De la calle Lluís el Piadós al Arco del Triunfo en Barcelona hay menos de un kilómetro, y pasadas las ocho y media de la mañana del jueves 8 de agosto, Jordi Turull, el secretario general de Junts, al igual que los tres agentes de paisano de los Mossos, le dijeron al expresidente de la Generalitat que había que correr. Todo estaba muy medido en el tiempo y en el espacio en el que se iba a escenificar la prometida aparición pública del hombre que lleva siete años huido de la Justicia. El resto de las promesas se iban a quedar en nada. El guion estaba escrito y no se podía cambiar.
Los cinco hombres caminaron por el centro de la calzada a grandes pasos. Al fondo, ya en la Avenida de Lluis Companys, comenzaron a oírse los gritos de “president, president” proferidos por una pequeña multitud de cinco mil personas llegadas desde toda Cataluña, algunos con sus varas de alcalde y otros, como el presidente del Parlament, dispuestos a acompañar al protagonista del “remake” televisivo de la divertida trilogía sobre cuatro “magos” capaces de engañar y confundir con sus actuaciones escapistas a todo el FBI. Si en la ficción era posible, ¿por qué no iba a serlo en la realidad de la España de 2024?

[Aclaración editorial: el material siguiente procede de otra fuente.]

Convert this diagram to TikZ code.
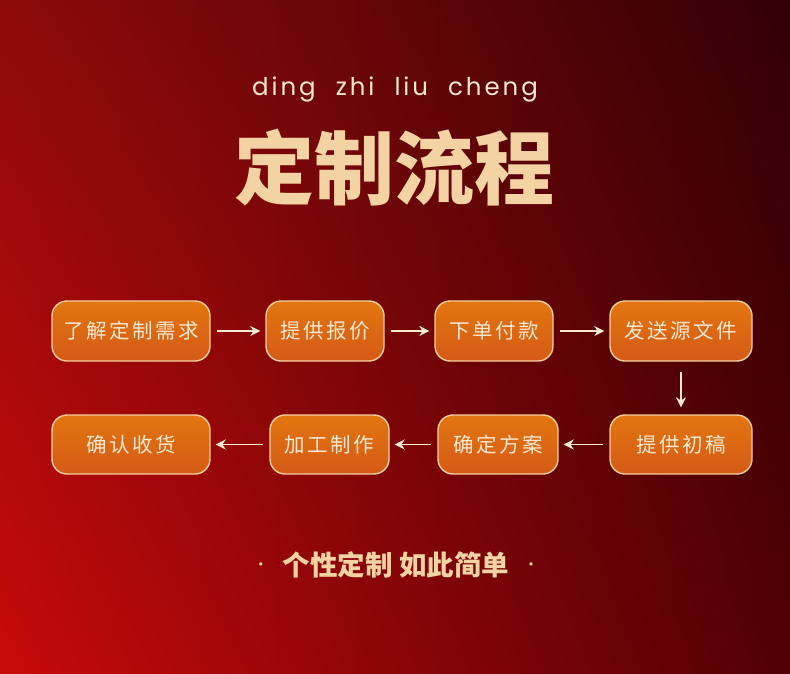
\documentclass[tikz,border=0pt]{standalone}
\usepackage{fontspec}
\usepackage{xcolor}
\usetikzlibrary{arrows.meta,shadings}
\newfontfamily\cjk{Noto Sans CJK SC}
\newfontfamily\cjkspaced[LetterSpace=12]{Noto Sans CJK SC}
\newfontfamily\pinyinfont[LetterSpace=12]{Poppins}
\definecolor{bgTL}{RGB}{142,10,10}
\definecolor{bgTR}{RGB}{50,0,4}
\definecolor{bgBL}{RGB}{200,10,10}
\definecolor{bgBR}{RGB}{80,0,4}
\definecolor{gold}{RGB}{243,211,163}
\definecolor{cream}{RGB}{250,232,210}
\definecolor{boxtop}{RGB}{226,118,15}
\definecolor{boxbot}{RGB}{213,90,23}
\definecolor{boxline}{RGB}{243,207,160}
\newcommand{\sepdot}{\raisebox{5pt}{\mdseries\fontsize{16}{20}\selectfont ·}}

\begin{document}
\begin{tikzpicture}[
    x=1pt, y=-1pt,
    flowbox/.style={rounded corners=15pt, draw=boxline, line width=1.4pt,
        top color=boxtop, bottom color=boxbot, minimum height=60pt,
        text=cream, font=\cjkspaced\fontsize{20.5}{24}\selectfont, inner sep=0pt},
    flowarrow/.style={draw=cream, line width=1.5pt, -{Stealth[length=10pt,width=10pt]},
        shorten <=6pt, shorten >=5pt}
]
% background
\shade[upper left=bgTL, upper right=bgTR, lower left=bgBL, lower right=bgBR]
    (0,0) rectangle (790,673);
\useasboundingbox (0,0) rectangle (790,673);

% heading
\node[text=cream, font=\pinyinfont\fontsize{24.5}{28}\selectfont] (pinyin) at (395,89)
    {ding\hspace{20pt}zhi\hspace{20pt}liu\hspace{20pt}cheng};
\node[text=gold, font=\cjk\bfseries\fontsize{80}{90}\selectfont] (title) at (394,168)
    {定制流程};

% row 1
\node[flowbox, minimum width=158pt] (need)    at (131,331) {了解定制需求};
\node[flowbox, minimum width=118pt] (quote)   at (325,331) {提供报价};
\node[flowbox, minimum width=118pt] (pay)     at (494,331) {下单付款};
\node[flowbox, minimum width=142pt] (files)   at (681,331) {发送源文件};
% row 2
\node[flowbox, minimum width=142pt, minimum height=59pt] (draft)   at (681,444.5) {提供初稿};
\node[flowbox, minimum width=120pt, minimum height=59pt] (plan)    at (498,444.5) {确定方案};
\node[flowbox, minimum width=119pt, minimum height=59pt] (make)    at (329.5,444.5) {加工制作};
\node[flowbox, minimum width=158pt, minimum height=59pt] (receive) at (131,444.5) {确认收货};

\draw[flowarrow] (need) -- (quote);
\draw[flowarrow] (quote) -- (pay);
\draw[flowarrow] (pay) -- (files);
\draw[flowarrow, shorten <=10pt, shorten >=7pt] (files) -- (draft);
\draw[flowarrow] (draft) -- (plan);
\draw[flowarrow] (plan) -- (make);
\draw[flowarrow] (make) -- (receive);

% slogan
\node[text=gold, font=\cjk\bfseries\fontsize{27.5}{32}\selectfont] (slogan) at (396,565)
    {\sepdot\hspace{14pt}个性定制 如此简单\hspace{14pt}\sepdot};
\end{tikzpicture}
\end{document}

Perdido entre la multitud, nervioso y con el miedo reflejado en su rostro, pantalón vaquero, zapatillas de deporte, chaqueta azul y corbata presidencial, Carles subió de forma apresurada al pequeño escenario que el alcalde socialista de Barcelona, Jaume Collboni, había permitido que se montara, incluida la falsa puerta por la que iba a desaparecer, urgido por las prisas de su abogado, Gonzalo Boye, que no dudaría en acudir a la sesión de investidura en el Parlament y dejar que se le viera de forma clara y manifiesta junto a algunos de los responsables de Junts. Ninguno sabía nada acerca del paradero de Puigdemont. Les pasaba lo mismo que al resto de los congregados en el Arco del Triunfo. Es lo que tiene el espectáculo cuando se repiten las escenas, que dejan de sorprender y ser creíbles.
Con el mismo ceremonial que se utiliza en la presentación de los premios Razzie, el presidente Josep Rull se sentó en su gran sillón y esperó pacientemente a que fueran desfilando las representaciones políticas. La última, la del candidato a presidente de la Generalitat, Salvador Illa, junto a los 42 parlamentarios del PSC. El guion y el espectáculo estaban llegando a su fin. Largo discurso, exigente llamada a la aplicación de la Ley de Amnistía, rutinarias contestaciones de los distintos portavoces y votación. Ciento sesenta y ocho votos a favor, el resto en contra menos uno, el del desaparecido Carles Puigdemont, que mantuvo hasta el final el engaño de su proclamada presencia en el hemiciclo como fórmula de ganar tiempo para desaparecer.
Los socialistas ya han vuelto al poder en Cataluña. Han ganado la Generalitat y el Ayuntamiento de la capital autonómica. Todo tiene un precio, ese que siempre cambia y más en los tiempos en que vivimos. Se traicionarán los pactos, tal y como marcan los usos y costumbres del poder, y entre ataques, reproches, actuaciones judiciales, recursos a Europa e inevitables y sangrientas guerras lejos de nuestras fronteras, Pedro Sánchez abrirá su teléfono encriptado y realizará cinco llamadas, tres de felicitación y dos para informar de que el objetivo final se ha alcanzado. La historia continúa.